Richard Mello said...
October 23, 2012 at 2:51 AM  

Lawmakers must also act to strengthen OSHA’s authority to regulate rapidly evolving industries, such as poultry processing, and strengthen the agency’s ability to crack down on repeat bad actors, who currently consider the agency’s weak fines and legal recourse a cost of business rather than a deterrent from breaking the law. Protecting workers from deadly injuries at work requires serious consideration of these and other important legal and workplace safety programs.fiscal debate, in which cuts to OSHA’s budget could total $46 million if sequestration proceeds.

Anonymous said...
October 25, 2012 at 3:09 AM  

You have to be innovative to be an entrepeneur.

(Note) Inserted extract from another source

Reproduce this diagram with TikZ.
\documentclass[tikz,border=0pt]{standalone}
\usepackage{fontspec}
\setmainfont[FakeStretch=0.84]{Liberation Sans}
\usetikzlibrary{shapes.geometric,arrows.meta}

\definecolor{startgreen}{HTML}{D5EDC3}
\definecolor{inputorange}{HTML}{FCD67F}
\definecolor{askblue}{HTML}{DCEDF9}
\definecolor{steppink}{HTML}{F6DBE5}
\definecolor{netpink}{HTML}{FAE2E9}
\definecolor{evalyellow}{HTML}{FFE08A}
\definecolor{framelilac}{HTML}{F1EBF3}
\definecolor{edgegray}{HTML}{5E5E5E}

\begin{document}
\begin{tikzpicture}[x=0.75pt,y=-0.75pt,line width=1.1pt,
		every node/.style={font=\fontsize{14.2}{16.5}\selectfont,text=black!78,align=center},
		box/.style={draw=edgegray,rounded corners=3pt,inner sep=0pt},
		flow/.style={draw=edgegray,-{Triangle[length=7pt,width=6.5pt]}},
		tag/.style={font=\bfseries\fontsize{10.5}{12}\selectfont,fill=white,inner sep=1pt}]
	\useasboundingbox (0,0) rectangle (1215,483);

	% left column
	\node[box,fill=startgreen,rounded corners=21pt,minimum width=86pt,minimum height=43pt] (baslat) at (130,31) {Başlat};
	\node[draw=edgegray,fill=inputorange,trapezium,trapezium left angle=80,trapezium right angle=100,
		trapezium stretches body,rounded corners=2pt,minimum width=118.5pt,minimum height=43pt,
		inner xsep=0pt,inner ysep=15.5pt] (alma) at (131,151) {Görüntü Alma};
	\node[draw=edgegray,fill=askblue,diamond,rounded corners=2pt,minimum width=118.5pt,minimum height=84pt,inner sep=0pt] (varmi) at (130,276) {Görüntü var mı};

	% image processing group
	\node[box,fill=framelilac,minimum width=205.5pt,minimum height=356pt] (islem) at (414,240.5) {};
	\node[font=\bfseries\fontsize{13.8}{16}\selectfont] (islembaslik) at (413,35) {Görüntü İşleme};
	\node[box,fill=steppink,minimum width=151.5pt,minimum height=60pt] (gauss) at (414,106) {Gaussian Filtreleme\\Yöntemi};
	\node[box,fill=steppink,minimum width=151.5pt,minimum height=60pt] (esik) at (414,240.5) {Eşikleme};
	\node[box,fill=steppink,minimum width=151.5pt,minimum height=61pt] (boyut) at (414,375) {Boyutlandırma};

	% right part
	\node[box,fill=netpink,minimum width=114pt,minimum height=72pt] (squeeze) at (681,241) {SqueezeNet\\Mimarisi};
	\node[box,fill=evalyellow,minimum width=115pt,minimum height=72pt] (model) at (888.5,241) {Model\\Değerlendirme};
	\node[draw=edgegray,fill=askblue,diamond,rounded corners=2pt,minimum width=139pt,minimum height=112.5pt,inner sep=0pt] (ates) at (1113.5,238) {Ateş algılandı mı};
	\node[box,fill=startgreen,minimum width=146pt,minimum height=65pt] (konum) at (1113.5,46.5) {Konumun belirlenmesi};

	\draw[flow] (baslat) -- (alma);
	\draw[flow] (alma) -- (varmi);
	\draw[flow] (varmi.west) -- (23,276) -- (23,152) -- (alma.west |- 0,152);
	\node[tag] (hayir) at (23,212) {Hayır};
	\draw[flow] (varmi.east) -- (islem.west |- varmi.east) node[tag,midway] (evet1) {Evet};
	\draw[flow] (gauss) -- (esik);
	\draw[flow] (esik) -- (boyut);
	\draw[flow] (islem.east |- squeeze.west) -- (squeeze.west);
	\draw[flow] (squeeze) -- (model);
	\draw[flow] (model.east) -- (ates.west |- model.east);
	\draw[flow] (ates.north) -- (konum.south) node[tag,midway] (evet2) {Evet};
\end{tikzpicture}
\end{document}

The biggest problem we have is that most entrepeneurs do not have the innovative bug in them and thus their business fail.

Innovation drives the market. Just opening or starting a business without having a unique identify to your business is a step toward faliure, you need to stand out from the pack.

Innovation bring competition, competition increases revenue.

Anonymous said...
December 28, 2012 at 1:32 AM  

We are a mature economy; we also no longer enforce anti-trust laws. Innovation isn't the answer; we can't all innovate. Only a very small portion of entrepreneurs have the technical expertise to come close to being innovators. Plus, Innovation's main purpose now is engineering away jobs through automation; those jobs the company couldn't offshore. Good Luck!!!